Well, all of these scientific principles involving variational calculus were done by people like Maupertuis, D’Alember, Lagrange, Euler, Fermat, Hamilton, etc who believed that nature did things in ways that was the most efficient. The fact that Fermat’s principle worked to explain the path of light stoked their ambition. The Lagrangian itself comes out of something called D’Alembert principle. D’Alembert principle basically puts all forces in a standing still reference frame. Objectss that are being accelerated are to be made seem standing still by adding a pretend force that opposes such acceleration, creating a non inertial frame of reference. Here is a material I found which explains more about the Lagrangian and how it comes out of D’Alembert.

As for why we would ever use Lagrangian mechanics, well, it allows us to use other kinds of coordinate systems instead of just the cartesian one. Some problems are easier in alternate coordinate systems. You also don’t have to deal with a bunch of equations built from the various forces. As an example, I will show you how we can do the pendulum problem using this method, and we shall do it in polar coordinates, which consists of angle and radius from the center of the coordinate. I will label the radius l and the angle theta. First of all, here is the setup, with height being zero at the pendulum’s lowest point:

Now, instead of drawing the forces, we have to determine the kinetic and potential energy:

1) $T=\frac{1}{2}mv^2$

In order to transform it for polar coordinates, you have to remember that in a rotating motion:

2) $v=\dot{\theta} l$

Plugging equation 2 back in the first one:

3) $T=\frac{1}{2}ml^2 \dot{\theta}^2$

Potential energy is much simpler:

4) $V=mgh=mgl(1-cos(\theta))$

So the Lagrangian is:

5) $L=\frac{1}{2} ml^2 \dot{\theta}^2 - mgl(1-cos(\theta))$

Use the following Euler Lagrange equation:

6) $\frac{\partial L}{\partial \theta} - \frac{d}{dt}( \frac{\partial L}{\partial \dot{\theta}})=0$

Doing the partial derivatives gets us:

7) $-mgl sin(\theta) - ml^2 \ddot{\theta} = 0$

Dividing both sides by -ml^2 gets us:

8) $\ddot{\theta} + \frac{g}{l} sin(\theta) = 0$

That is indeed the equation of motion for the pendulum. Further simplification is possible by having the angle close to zero. After all, I don’t feel like dealing with the elliptical integral of  the first kind, which I don’t even know how to use. The linear expansion of sin(x) is x, so:

9)  $\ddot{\theta} + \frac{g}{l} \theta = 0$

See? It gets us the same results, but instead by using concepts of energy and variational calculus.
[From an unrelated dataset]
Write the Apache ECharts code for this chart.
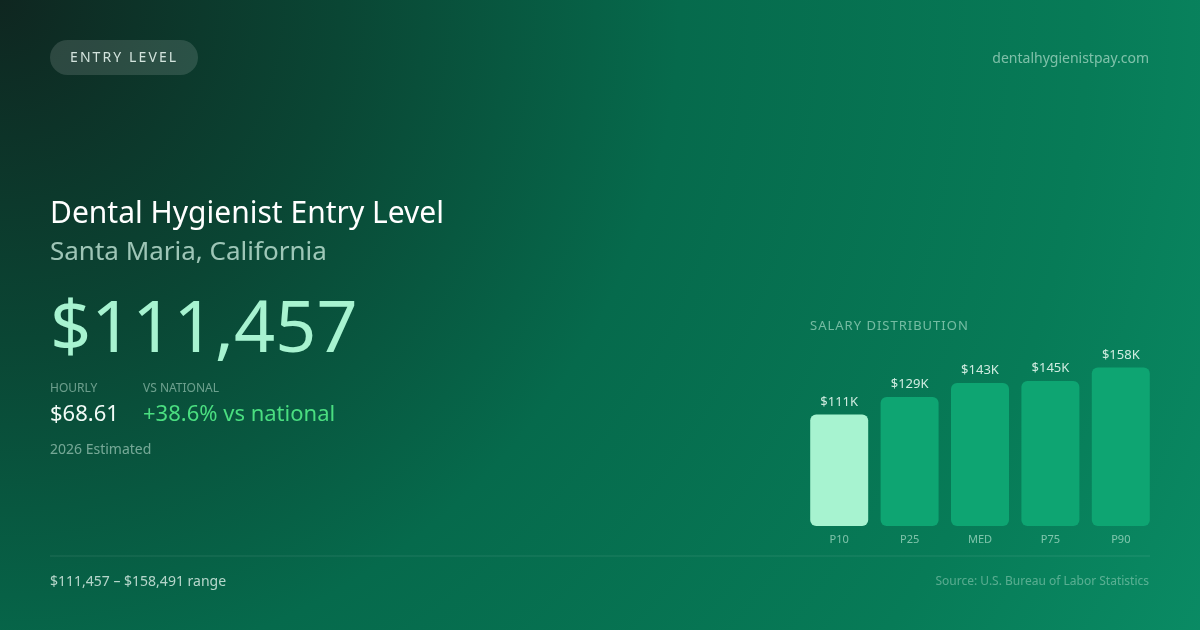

The five parts posts on minimizing, or as you have eventually learned, finding the stationary points, is a taste of what variational calculus can bring into physics. As you can tell, a lot of problems involving extremizing behavior that are hard to grasp becomes possible with these new set of tools, and there is the added bonus of having another framework of analyzing classical mechanics problem via the Lagrangian. Now, I know that for many of you, these series of posts are pretty useless for your personal life. For most of you it is probably true, and these posts were mostly done in order to learn about variational calculus physics myself, and crystallize what I have learned. Despite all that, hopefully you got something out of this, whether your interest in physics has been piked, or your mind got blown away by the principle of stationary action (it did with mine!) or you learned new ways to do certain physics problems.